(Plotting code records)
· · · · · · ·

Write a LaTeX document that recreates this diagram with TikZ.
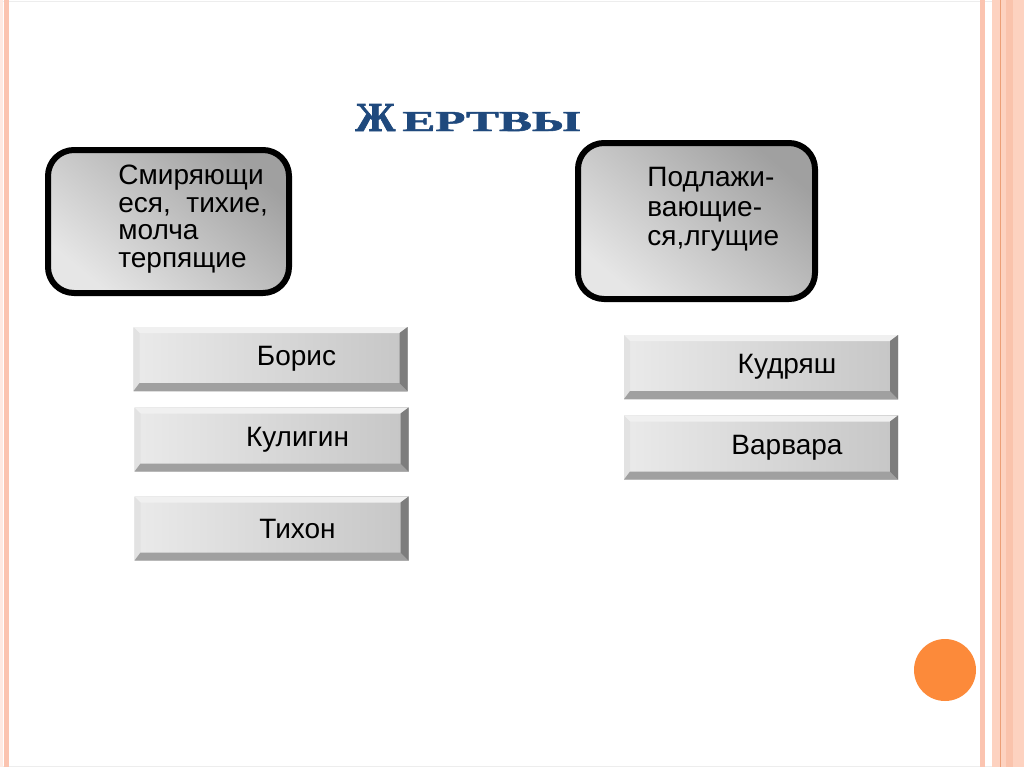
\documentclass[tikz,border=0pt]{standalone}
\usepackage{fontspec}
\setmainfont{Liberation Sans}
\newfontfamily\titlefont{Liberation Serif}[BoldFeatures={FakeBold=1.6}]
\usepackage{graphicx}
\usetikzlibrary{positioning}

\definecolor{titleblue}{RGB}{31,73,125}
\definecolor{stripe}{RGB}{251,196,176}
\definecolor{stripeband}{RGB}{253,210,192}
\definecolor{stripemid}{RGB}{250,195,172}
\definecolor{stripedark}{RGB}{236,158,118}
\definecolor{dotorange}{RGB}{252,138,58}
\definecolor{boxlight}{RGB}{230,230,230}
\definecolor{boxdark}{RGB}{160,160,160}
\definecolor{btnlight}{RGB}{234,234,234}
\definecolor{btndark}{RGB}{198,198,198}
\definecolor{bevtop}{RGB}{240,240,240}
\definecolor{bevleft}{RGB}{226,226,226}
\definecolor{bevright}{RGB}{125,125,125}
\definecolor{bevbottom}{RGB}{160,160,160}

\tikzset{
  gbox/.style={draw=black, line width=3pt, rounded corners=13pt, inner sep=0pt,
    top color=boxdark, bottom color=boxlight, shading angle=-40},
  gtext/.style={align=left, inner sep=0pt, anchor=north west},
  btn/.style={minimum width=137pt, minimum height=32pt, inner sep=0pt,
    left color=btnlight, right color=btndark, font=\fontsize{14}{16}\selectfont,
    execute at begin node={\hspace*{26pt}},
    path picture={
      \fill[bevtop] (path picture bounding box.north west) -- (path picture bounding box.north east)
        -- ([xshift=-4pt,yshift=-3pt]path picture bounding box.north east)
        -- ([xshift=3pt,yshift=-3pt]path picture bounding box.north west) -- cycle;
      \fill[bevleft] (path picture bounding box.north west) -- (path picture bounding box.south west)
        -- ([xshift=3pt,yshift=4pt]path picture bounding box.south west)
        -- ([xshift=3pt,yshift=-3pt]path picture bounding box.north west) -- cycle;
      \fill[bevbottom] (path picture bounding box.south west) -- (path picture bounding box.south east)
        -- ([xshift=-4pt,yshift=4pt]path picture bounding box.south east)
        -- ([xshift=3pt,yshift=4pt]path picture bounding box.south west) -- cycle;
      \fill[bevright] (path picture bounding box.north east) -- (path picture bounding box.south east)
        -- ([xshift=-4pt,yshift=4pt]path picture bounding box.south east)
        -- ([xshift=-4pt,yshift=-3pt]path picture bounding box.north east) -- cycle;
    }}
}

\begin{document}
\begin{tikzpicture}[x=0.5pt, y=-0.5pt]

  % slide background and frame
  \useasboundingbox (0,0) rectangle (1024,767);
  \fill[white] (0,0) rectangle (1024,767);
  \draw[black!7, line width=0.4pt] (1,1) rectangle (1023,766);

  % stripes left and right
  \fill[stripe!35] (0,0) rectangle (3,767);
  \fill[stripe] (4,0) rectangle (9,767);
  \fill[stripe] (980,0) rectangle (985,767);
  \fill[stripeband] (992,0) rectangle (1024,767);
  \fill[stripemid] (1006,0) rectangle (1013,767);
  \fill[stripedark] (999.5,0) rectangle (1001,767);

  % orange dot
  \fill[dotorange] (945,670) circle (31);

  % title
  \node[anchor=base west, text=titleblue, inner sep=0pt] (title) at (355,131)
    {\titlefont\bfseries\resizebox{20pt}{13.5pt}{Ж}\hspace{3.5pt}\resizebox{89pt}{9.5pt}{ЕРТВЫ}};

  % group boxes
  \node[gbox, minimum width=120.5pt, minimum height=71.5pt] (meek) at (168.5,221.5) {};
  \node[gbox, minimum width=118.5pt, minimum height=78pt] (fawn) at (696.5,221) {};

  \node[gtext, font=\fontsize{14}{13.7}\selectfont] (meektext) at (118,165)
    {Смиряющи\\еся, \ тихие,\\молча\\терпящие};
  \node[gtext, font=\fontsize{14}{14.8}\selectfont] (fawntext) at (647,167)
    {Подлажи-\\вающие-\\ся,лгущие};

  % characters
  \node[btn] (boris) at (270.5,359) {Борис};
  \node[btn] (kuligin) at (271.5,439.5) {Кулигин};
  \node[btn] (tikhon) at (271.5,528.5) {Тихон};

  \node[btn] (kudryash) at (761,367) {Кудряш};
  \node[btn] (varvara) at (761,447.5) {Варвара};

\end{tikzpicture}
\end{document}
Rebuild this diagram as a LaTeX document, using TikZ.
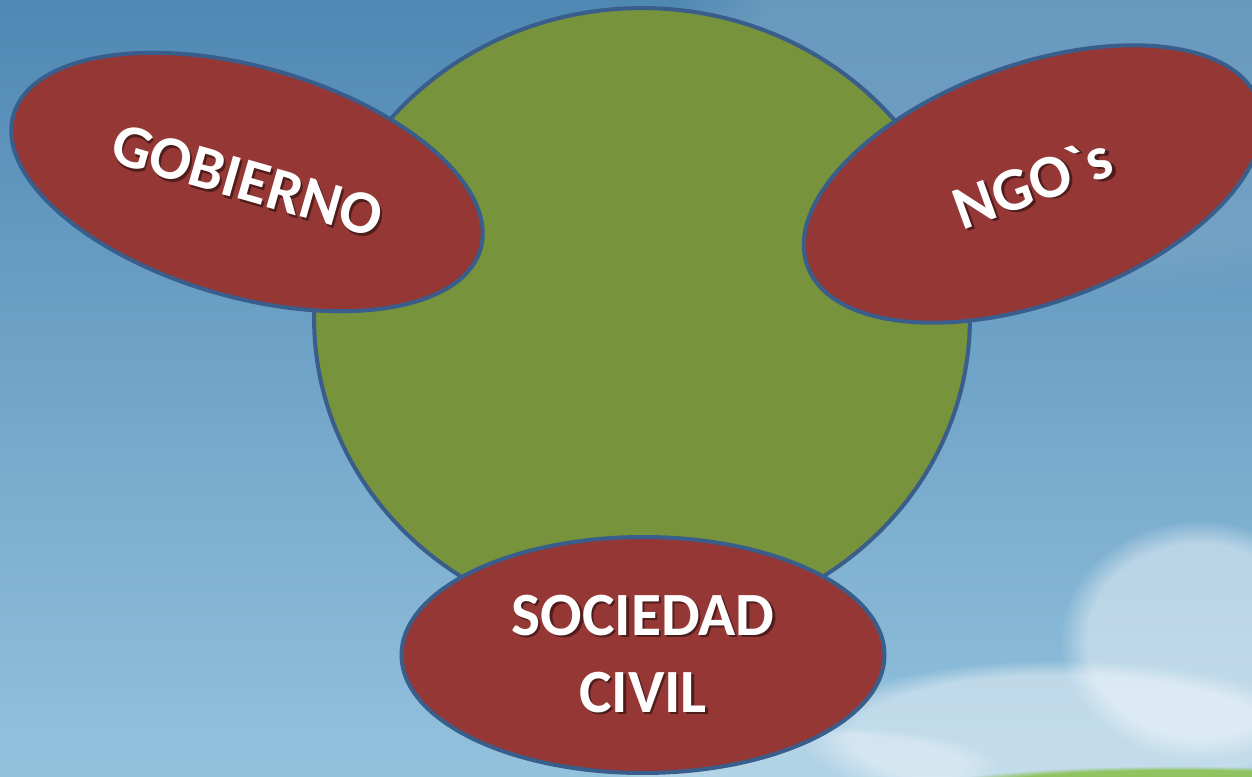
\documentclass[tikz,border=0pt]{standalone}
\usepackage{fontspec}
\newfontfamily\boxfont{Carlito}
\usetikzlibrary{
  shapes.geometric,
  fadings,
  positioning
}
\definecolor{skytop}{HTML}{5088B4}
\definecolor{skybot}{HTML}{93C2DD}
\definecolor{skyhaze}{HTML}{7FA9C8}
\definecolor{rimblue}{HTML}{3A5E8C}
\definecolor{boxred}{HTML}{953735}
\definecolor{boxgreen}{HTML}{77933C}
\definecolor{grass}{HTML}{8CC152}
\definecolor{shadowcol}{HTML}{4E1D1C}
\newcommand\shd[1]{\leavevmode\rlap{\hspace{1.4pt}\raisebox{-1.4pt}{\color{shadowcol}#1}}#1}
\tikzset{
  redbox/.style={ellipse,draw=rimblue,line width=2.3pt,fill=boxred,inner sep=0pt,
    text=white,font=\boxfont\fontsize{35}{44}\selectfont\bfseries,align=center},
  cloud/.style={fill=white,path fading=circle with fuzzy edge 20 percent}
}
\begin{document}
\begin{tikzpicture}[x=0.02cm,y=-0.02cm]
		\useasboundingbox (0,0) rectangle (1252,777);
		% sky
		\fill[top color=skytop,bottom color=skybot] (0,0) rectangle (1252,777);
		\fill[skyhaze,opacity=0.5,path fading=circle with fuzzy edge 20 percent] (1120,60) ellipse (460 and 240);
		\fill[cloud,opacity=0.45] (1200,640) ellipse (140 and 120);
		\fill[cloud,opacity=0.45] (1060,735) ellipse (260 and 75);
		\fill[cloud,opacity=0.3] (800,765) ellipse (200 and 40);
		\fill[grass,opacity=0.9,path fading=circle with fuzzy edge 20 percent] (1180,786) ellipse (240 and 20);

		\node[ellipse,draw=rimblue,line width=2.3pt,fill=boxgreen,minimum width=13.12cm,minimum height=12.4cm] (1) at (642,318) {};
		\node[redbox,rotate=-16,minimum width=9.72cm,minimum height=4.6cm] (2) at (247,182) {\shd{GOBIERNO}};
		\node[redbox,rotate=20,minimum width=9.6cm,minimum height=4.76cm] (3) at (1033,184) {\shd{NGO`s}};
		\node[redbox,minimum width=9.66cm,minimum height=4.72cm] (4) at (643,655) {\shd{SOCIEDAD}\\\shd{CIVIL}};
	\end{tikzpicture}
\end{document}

· · · · · · ·

DO THIS: Give the entries again word for word, but skip the pictures.

EXERCISE RESULT:
Write a LaTeX document that recreates this diagram with TikZ.
\documentclass[tikz,border=0pt]{standalone}
\usepackage{fontspec}
\setmainfont{Liberation Sans}
\newfontfamily\titlefont{Liberation Serif}[BoldFeatures={FakeBold=1.6}]
\usepackage{graphicx}
\usetikzlibrary{positioning}

\definecolor{titleblue}{RGB}{31,73,125}
\definecolor{stripe}{RGB}{251,196,176}
\definecolor{stripeband}{RGB}{253,210,192}
\definecolor{stripemid}{RGB}{250,195,172}
\definecolor{stripedark}{RGB}{236,158,118}
\definecolor{dotorange}{RGB}{252,138,58}
\definecolor{boxlight}{RGB}{230,230,230}
\definecolor{boxdark}{RGB}{160,160,160}
\definecolor{btnlight}{RGB}{234,234,234}
\definecolor{btndark}{RGB}{198,198,198}
\definecolor{bevtop}{RGB}{240,240,240}
\definecolor{bevleft}{RGB}{226,226,226}
\definecolor{bevright}{RGB}{125,125,125}
\definecolor{bevbottom}{RGB}{160,160,160}

\tikzset{
  gbox/.style={draw=black, line width=3pt, rounded corners=13pt, inner sep=0pt,
    top color=boxdark, bottom color=boxlight, shading angle=-40},
  gtext/.style={align=left, inner sep=0pt, anchor=north west},
  btn/.style={minimum width=137pt, minimum height=32pt, inner sep=0pt,
    left color=btnlight, right color=btndark, font=\fontsize{14}{16}\selectfont,
    execute at begin node={\hspace*{26pt}},
    path picture={
      \fill[bevtop] (path picture bounding box.north west) -- (path picture bounding box.north east)
        -- ([xshift=-4pt,yshift=-3pt]path picture bounding box.north east)
        -- ([xshift=3pt,yshift=-3pt]path picture bounding box.north west) -- cycle;
      \fill[bevleft] (path picture bounding box.north west) -- (path picture bounding box.south west)
        -- ([xshift=3pt,yshift=4pt]path picture bounding box.south west)
        -- ([xshift=3pt,yshift=-3pt]path picture bounding box.north west) -- cycle;
      \fill[bevbottom] (path picture bounding box.south west) -- (path picture bounding box.south east)
        -- ([xshift=-4pt,yshift=4pt]path picture bounding box.south east)
        -- ([xshift=3pt,yshift=4pt]path picture bounding box.south west) -- cycle;
      \fill[bevright] (path picture bounding box.north east) -- (path picture bounding box.south east)
        -- ([xshift=-4pt,yshift=4pt]path picture bounding box.south east)
        -- ([xshift=-4pt,yshift=-3pt]path picture bounding box.north east) -- cycle;
    }}
}

\begin{document}
\begin{tikzpicture}[x=0.5pt, y=-0.5pt]

  % slide background and frame
  \useasboundingbox (0,0) rectangle (1024,767);
  \fill[white] (0,0) rectangle (1024,767);
  \draw[black!7, line width=0.4pt] (1,1) rectangle (1023,766);

  % stripes left and right
  \fill[stripe!35] (0,0) rectangle (3,767);
  \fill[stripe] (4,0) rectangle (9,767);
  \fill[stripe] (980,0) rectangle (985,767);
  \fill[stripeband] (992,0) rectangle (1024,767);
  \fill[stripemid] (1006,0) rectangle (1013,767);
  \fill[stripedark] (999.5,0) rectangle (1001,767);

  % orange dot
  \fill[dotorange] (945,670) circle (31);

  % title
  \node[anchor=base west, text=titleblue, inner sep=0pt] (title) at (355,131)
    {\titlefont\bfseries\resizebox{20pt}{13.5pt}{Ж}\hspace{3.5pt}\resizebox{89pt}{9.5pt}{ЕРТВЫ}};

  % group boxes
  \node[gbox, minimum width=120.5pt, minimum height=71.5pt] (meek) at (168.5,221.5) {};
  \node[gbox, minimum width=118.5pt, minimum height=78pt] (fawn) at (696.5,221) {};

  \node[gtext, font=\fontsize{14}{13.7}\selectfont] (meektext) at (118,165)
    {Смиряющи\\еся, \ тихие,\\молча\\терпящие};
  \node[gtext, font=\fontsize{14}{14.8}\selectfont] (fawntext) at (647,167)
    {Подлажи-\\вающие-\\ся,лгущие};

  % characters
  \node[btn] (boris) at (270.5,359) {Борис};
  \node[btn] (kuligin) at (271.5,439.5) {Кулигин};
  \node[btn] (tikhon) at (271.5,528.5) {Тихон};

  \node[btn] (kudryash) at (761,367) {Кудряш};
  \node[btn] (varvara) at (761,447.5) {Варвара};

\end{tikzpicture}
\end{document}
Rebuild this diagram as a LaTeX document, using TikZ.
\documentclass[tikz,border=0pt]{standalone}
\usepackage{fontspec}
\newfontfamily\boxfont{Carlito}
\usetikzlibrary{
  shapes.geometric,
  fadings,
  positioning
}
\definecolor{skytop}{HTML}{5088B4}
\definecolor{skybot}{HTML}{93C2DD}
\definecolor{skyhaze}{HTML}{7FA9C8}
\definecolor{rimblue}{HTML}{3A5E8C}
\definecolor{boxred}{HTML}{953735}
\definecolor{boxgreen}{HTML}{77933C}
\definecolor{grass}{HTML}{8CC152}
\definecolor{shadowcol}{HTML}{4E1D1C}
\newcommand\shd[1]{\leavevmode\rlap{\hspace{1.4pt}\raisebox{-1.4pt}{\color{shadowcol}#1}}#1}
\tikzset{
  redbox/.style={ellipse,draw=rimblue,line width=2.3pt,fill=boxred,inner sep=0pt,
    text=white,font=\boxfont\fontsize{35}{44}\selectfont\bfseries,align=center},
  cloud/.style={fill=white,path fading=circle with fuzzy edge 20 percent}
}
\begin{document}
\begin{tikzpicture}[x=0.02cm,y=-0.02cm]
		\useasboundingbox (0,0) rectangle (1252,777);
		% sky
		\fill[top color=skytop,bottom color=skybot] (0,0) rectangle (1252,777);
		\fill[skyhaze,opacity=0.5,path fading=circle with fuzzy edge 20 percent] (1120,60) ellipse (460 and 240);
		\fill[cloud,opacity=0.45] (1200,640) ellipse (140 and 120);
		\fill[cloud,opacity=0.45] (1060,735) ellipse (260 and 75);
		\fill[cloud,opacity=0.3] (800,765) ellipse (200 and 40);
		\fill[grass,opacity=0.9,path fading=circle with fuzzy edge 20 percent] (1180,786) ellipse (240 and 20);

		\node[ellipse,draw=rimblue,line width=2.3pt,fill=boxgreen,minimum width=13.12cm,minimum height=12.4cm] (1) at (642,318) {};
		\node[redbox,rotate=-16,minimum width=9.72cm,minimum height=4.6cm] (2) at (247,182) {\shd{GOBIERNO}};
		\node[redbox,rotate=20,minimum width=9.6cm,minimum height=4.76cm] (3) at (1033,184) {\shd{NGO`s}};
		\node[redbox,minimum width=9.66cm,minimum height=4.72cm] (4) at (643,655) {\shd{SOCIEDAD}\\\shd{CIVIL}};
	\end{tikzpicture}
\end{document}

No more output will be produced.